In its relations with the sole superpower, India has
already revealed a disturbing initiative towards being the ‘most allied ally’.
There are two fronts along which this association may be boomerang on India.
One is that India may lend itself to the ends of a policy of containment of
China, thereby enmeshing itself in Great Power games. While this may help the
saffron leadership for adopting attitudes of statesmanship, it bears recounting
that there is no region that has been left unscathed after having been embraced
by the USA.
Second is that in trying to gain American attention India
has been presenting itself as a similar victim of pan-islamic terrorism. One
end of the muslim terrorist arc stretching from Chechenya is deemed to be
ending in Kashmir. By projecting its understanding with USA as ‘natural’, India
is associating itself with the reactionary reassertion of neo-colonial control
of the energy resources, in league with its friend of recent vintage, Israel.
Thus, India is opening itself to targeting by partially quasi-nationalist
forces, presently deservingly designated ‘terrorist’. The restive minority in a
Hindu India could find tactical allies amongst these terrorist forces, quite
like the disaffected muslim underworld elements in Bombay who turned to the ISI
for engineering the retaliatory Bombay blasts in 1993. Thus ‘islam’s bloody
borders’, to use a huntingtonian expression borrowed by Mr. Vajpayee for his
controversial anti-minority speech in Goa, would be imported into India. The
future may find India on the wrong side of history.
The contradiction is that though Indian economic and
military power will continue to grow, it will be proportionately less able to
cope with the worsening security situation. Economic priorities will leave
considerable angst within the vulnerable sections of society. The ‘experiment’
in the ‘hindutva laboratory’ of making the lower classes and tribals
participate in anti-minority pogroms would help in psychological projection as
also distraction in the short term. Over the long term, the limitations in neo-liberal
agenda will surface to compound the internal security problematic. The kind of
military power invested in, to include high profile missiles and nuclear
weapons; and technology intensive and mechanized armed forces, will be the
least appropriate to address the security problems that will arise in Hindu
India. The police, in the tradition established by the Bombay police of
abnegating professional responsibility, or worse, in determining it to be the
service of the hindutva philosophy, will exacerbate the law and order
situation. A reversion to the days of the Emergency when a ‘committed’ civil
service was thought desirable will occur with similar results, only this time
the commitment to hindutva line will rob the Indian state of its traditional
neutrality and credibility in intervening in intra-societal conflict.
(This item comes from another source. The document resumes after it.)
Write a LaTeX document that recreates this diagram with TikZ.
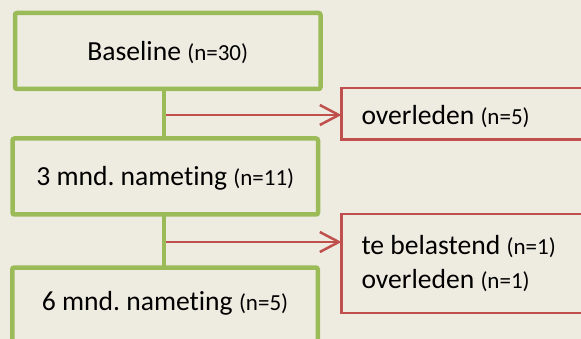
\documentclass[tikz,border=0pt]{standalone}
\usepackage{fontspec}
\setmainfont{Carlito}[Ligatures=CommonOff]
\usetikzlibrary{arrows.meta}
\definecolor{bgtan}{HTML}{EEECE1}
\definecolor{olive}{HTML}{9BBB59}
\definecolor{brick}{HTML}{C0504D}
\newcommand{\nsmall}[1]{{\fontsize{23}{26}\selectfont #1}}
\frenchspacing
\begin{document}
\begin{tikzpicture}[x=1pt,y=-1pt,
  stage/.style={draw=olive, line width=4.5pt, rounded corners=2pt,
    minimum width=305.5pt, minimum height=76pt, outer sep=0pt, inner sep=0pt,
    text height=23pt, text depth=4pt,
    font=\fontsize{27.6}{34}\selectfont},
  exitbox/.style={draw=brick, line width=2.5pt, outer sep=0pt,
    inner xsep=20pt, inner ysep=0pt, text width=218.5pt, align=flush left,
    font=\fontsize{27.6}{34}\selectfont},
  flow/.style={draw=olive, line width=4pt},
  dropout/.style={draw=brick, line width=2.5pt,
    -{Straight Barb[length=19pt,width=20pt]}}
]
% canvas
\useasboundingbox (0,0) rectangle (581,339);
\clip (0,0) rectangle (581,339);
\fill[bgtan] (0,0) rectangle (581,339);

% measurement stages
\node[stage] (b1) at (167.75,51) {Baseline \nsmall{(n=30)}};
\node[stage] (b2) at (165.25,176.5) {3 mnd. nameting \nsmall{(n=11)}};
\node[stage] (b3) at (165,305.5) {\raisebox{4.5pt}{6 mnd. nameting \nsmall{(n=5)}}};

% drop-out boxes
\node[exitbox, minimum height=51.5pt, text height=24pt, text depth=1.5pt]
  (r1) at (470.75,113.75) {overleden \nsmall{(n=5)}};
\node[exitbox, minimum height=99pt] (r2) at (470.75,263.5)
  {te belastend \nsmall{(n=1)}\\overleden \nsmall{(n=1)}};

% spine of the flow chart
\coordinate (spine) at (164,0);
\coordinate (j1) at (164,115);
\coordinate (j2) at (164,242);

\draw[dropout] (j1) -- (j1 -| r1.west);
\draw[dropout] (j2) -- (j2 -| r2.west);

\draw[flow] (b1.south -| spine) -- (b2.north -| spine);
\draw[flow] (b2.south -| spine) -- (b3.north -| spine);
\end{tikzpicture}
\end{document}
Thus
Hindu India will be its own gravest enemy.
While the Gujarat electorate has bought the line that the
minority ‘threat’ in its midst can best be met by hindutva inspired governance,
it would be tragic were this to be replicated at the national scale as is the
endeavor of rightist formations. Their effort will be to emulate the resounding
victory of Rajiv’s Congress of 1984 in both substance and result. This strategy
will have to be combated first conceptually in intellectual discourse and then
physically at the hustings. The Geobblesian ‘hindus and hinduism in danger’
line has to be revealed as true, not from the directions pointed out by those
crying wolf, but from the scare mongers themselves. Hindu India will not only
endanger India, but also will constitute its own greatest threat. Hindu India
will not only menace minorities, but also hinduism and hindus.